Two U.S. Conference of Catholic Bishops’ chairmen, Bishop Robert E. Barron of Winona-Rochester, Minnesota, chair of the’ Committee on Laity, Marriage, Family Life and Youth, and Bishop Kevin C. Rhoades of Fort Wayne-South Bend, Indiana, chair of the Committee for Religious Liberty, raised this issue in an OSV News op-ed, accusing federal agencies of “working methodically to promote gender ideology at the expense of the rights of people of faith.” They argued that “eight separate rules enshrining gender ideology in law” issued in April and Mary showed federal regulatory agencies’ “steady march became a sprint” recently.
Under the terms of the so-called Chevron deference — a product of the Supreme Court’s 1984 opinion in Chevron v. Natural Resources Defense Council, which upheld an Environmental Protection Agency regulation — if Congress had not directly addressed a particular matter in a law, courts gave “reasonable” deference to a federal agency’s interpretation of law in their implementation.

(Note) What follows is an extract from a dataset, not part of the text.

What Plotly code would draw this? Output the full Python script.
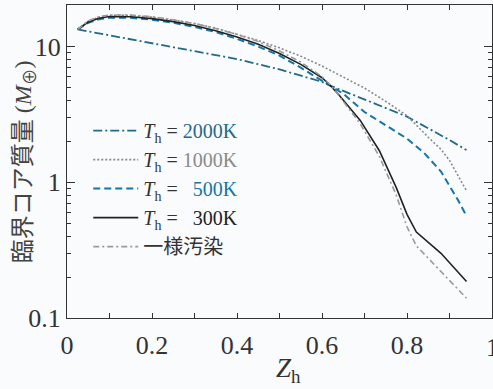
import plotly.graph_objects as go

# ---- data ----
x_300 = [0.025, 0.05, 0.075, 0.1, 0.15, 0.2, 0.25, 0.3, 0.35, 0.4, 0.45, 0.5, 0.55, 0.6, 0.62, 0.64, 0.69, 0.735, 0.775, 0.8, 0.822, 0.88, 0.94]
y_300 = [13.4, 15.2, 16.2, 16.7, 16.6, 16.1, 15.3, 14.3, 13.1, 11.8, 10.4, 8.9, 7.4, 5.9, 5.15, 4.4, 2.86, 1.71, 0.91, 0.58, 0.43, 0.30, 0.186]

x_uni = x_300
y_uni = [13.4, 15.5, 16.6, 17.1, 17.1, 16.6, 15.8, 14.8, 13.6, 12.3, 10.9, 9.3, 7.7, 6.0, 5.2, 4.35, 2.7, 1.55, 0.8, 0.47, 0.34, 0.22, 0.14]

x_500 = [0.025, 0.05, 0.075, 0.1, 0.15, 0.2, 0.25, 0.3, 0.35, 0.4, 0.45, 0.5, 0.55, 0.6, 0.62, 0.65, 0.7, 0.75, 0.8, 0.84, 0.88, 0.92, 0.94]
y_500 = [13.4, 15.0, 15.9, 16.3, 16.3, 15.8, 15.0, 14.0, 12.8, 11.4, 10.0, 8.6, 7.0, 5.6, 5.15, 4.5, 3.3, 2.65, 2.1, 1.65, 1.2, 0.74, 0.565]

x_1000 = [0.025, 0.05, 0.075, 0.1, 0.15, 0.2, 0.25, 0.3, 0.35, 0.4, 0.45, 0.5, 0.55, 0.6, 0.65, 0.7, 0.75, 0.8, 0.85, 0.88, 0.9, 0.94]
y_1000 = [13.4, 15.4, 16.5, 17.0, 17.0, 16.5, 15.7, 14.8, 13.7, 12.4, 11.1, 9.8, 8.5, 7.2, 6.0, 4.95, 3.95, 3.1, 2.15, 1.75, 1.45, 0.865]

x_2000 = [0.025, 0.1, 0.2, 0.3, 0.4, 0.5, 0.6, 0.62, 0.7, 0.8, 0.9, 0.94]
y_2000 = [13.4, 12.1, 10.6, 9.3, 8.1, 6.8, 5.5, 5.15, 4.1, 3.05, 2.05, 1.73]

x_tickvals = [0, 0.1, 0.2, 0.3, 0.4, 0.5, 0.6, 0.7, 0.8, 0.9, 1.0]
x_ticktext = ["0", "", "0.2", "", "0.4", "", "0.6", "", "0.8", "", ""]
y_tickvals = [0.1, 1, 10]
y_ticktext = ["0.1", "1", "10"]
y_minor = [0.2, 0.3, 0.4, 0.5, 0.6, 0.7, 0.8, 0.9, 2, 3, 4, 5, 6, 7, 8, 9, 20]

C2000 = "#23698a"
C1000 = "#8a8a8a"
C500 = "#1475a6"
C300 = "#222222"
CUNI = "#9a9a9a"

SERIF = "Liberation Serif, Noto Sans CJK JP"
SP = "\u2007"

def lab(val, color):
    return f"<i>T</i><sub>h</sub> = <span style='color:{color}'>{val}</span>"

fig = go.Figure()
fig.add_trace(go.Scatter(x=x_2000, y=y_2000, mode="lines", name=lab("2000K", C2000),
                         line=dict(color=C2000, width=1.8, dash="9px,3px,2px,3px")))
fig.add_trace(go.Scatter(x=x_1000, y=y_1000, mode="lines", name=lab("1000K", C1000),
                         line=dict(color=C1000, width=1.6, dash="2px,2px")))
fig.add_trace(go.Scatter(x=x_500, y=y_500, mode="lines", name=lab(SP + "500K", C500),
                         line=dict(color=C500, width=2.0, dash="7px,4px")))
fig.add_trace(go.Scatter(x=x_300, y=y_300, mode="lines", name=lab(SP + "300K", C300),
                         line=dict(color=C300, width=1.6)))
fig.add_trace(go.Scatter(x=x_uni, y=y_uni, mode="lines", name="<span style='color:#333'>一様汚染</span>",
                         line=dict(color=CUNI, width=1.6, dash="6px,3px,2px,3px")))

fig.update_layout(
    width=493, height=389,
    margin=dict(l=67, r=1, t=5, b=71),
    paper_bgcolor="#f9fbfd", plot_bgcolor="#f9fbfd",
    font=dict(family=SERIF, size=24, color="#333333"),
    showlegend=True,
    legend=dict(x=0.05, y=0.661, xanchor="left", yanchor="top",
                bgcolor="rgba(0,0,0,0)", font=dict(family=SERIF, size=20, color="#333333"),
                itemwidth=45, tracegroupgap=0),
    annotations=[
        dict(text="<i>Z</i><sub>h</sub>", xref="paper", yref="paper", x=0.52, y=-0.165,
             xanchor="center", yanchor="middle", showarrow=False,
             font=dict(family=SERIF, size=27, color="#333")),
        dict(text="臨界コア質量 (<i>M</i><sub>⊕</sub>)", xref="paper", yref="paper",
             x=-0.1, y=0.499, xanchor="center", yanchor="middle", textangle=-90, showarrow=False,
             font=dict(family=SERIF, size=24, color="#444")),
        dict(text="1", xref="paper", yref="paper", x=1.0, y=-0.095,
             xanchor="center", yanchor="middle", showarrow=False,
             font=dict(family=SERIF, size=26, color="#333")),
    ],
)
fig.update_xaxes(
    range=[0, 1], tickvals=x_tickvals, ticktext=x_ticktext, automargin=False,
    ticks="inside", ticklen=5, tickwidth=1, tickcolor="#333",
    showline=True, linecolor="#333", linewidth=1.2, mirror="allticks",
    showgrid=False, zeroline=False, ticklabelstandoff=4,
    tickfont=dict(family=SERIF, size=26, color="#333"),
)
fig.update_yaxes(
    type="log", range=[-1, 1.307], tickvals=y_tickvals, ticktext=y_ticktext, automargin=False,
    ticks="inside", ticklen=8, tickwidth=1, tickcolor="#333",
    minor=dict(tickvals=y_minor, ticks="inside", ticklen=4, tickcolor="#333", showgrid=False),
    showline=True, linecolor="#333", linewidth=1.2, mirror="allticks",
    showgrid=False, zeroline=False,
    tickfont=dict(family=SERIF, size=26, color="#333"),
)

fig.write_html("out.html", config={"displayModeBar": False},
               post_script="document.body.style.margin='0';document.body.style.overflow='hidden';")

But as the result of two cases — Loper Bright Enterprises v. Raimondo and Relentless, Inc. v. Department of Commerce — the high court ruled that courts were no longer required to defer to agency interpretation of ambiguous statutes.
Eric Rassbach, vice president and senior counsel at Becket, a religious liberty firm, described the high court’s overturning Chevron as “likely the death knell for some new federal rules, especially the one that took a law about protecting pregnant women in the workplace and turned it into a federal mandate, forcing churches to support employee abortions.”
Also in June, the Supreme Court unanimously dismissed a challenge to mifepristone, a pill commonly used for abortion, finding that the challengers lacked standing to bring the case.
Bishop Michael F. Burbidge of Arlington, Virginia, the USCCB’s pro-life chair at the time, expressed disappointment at the outcome, and said the church will continue to pray for life and “educate the communities about the dangers of this pill and its devastating effects.”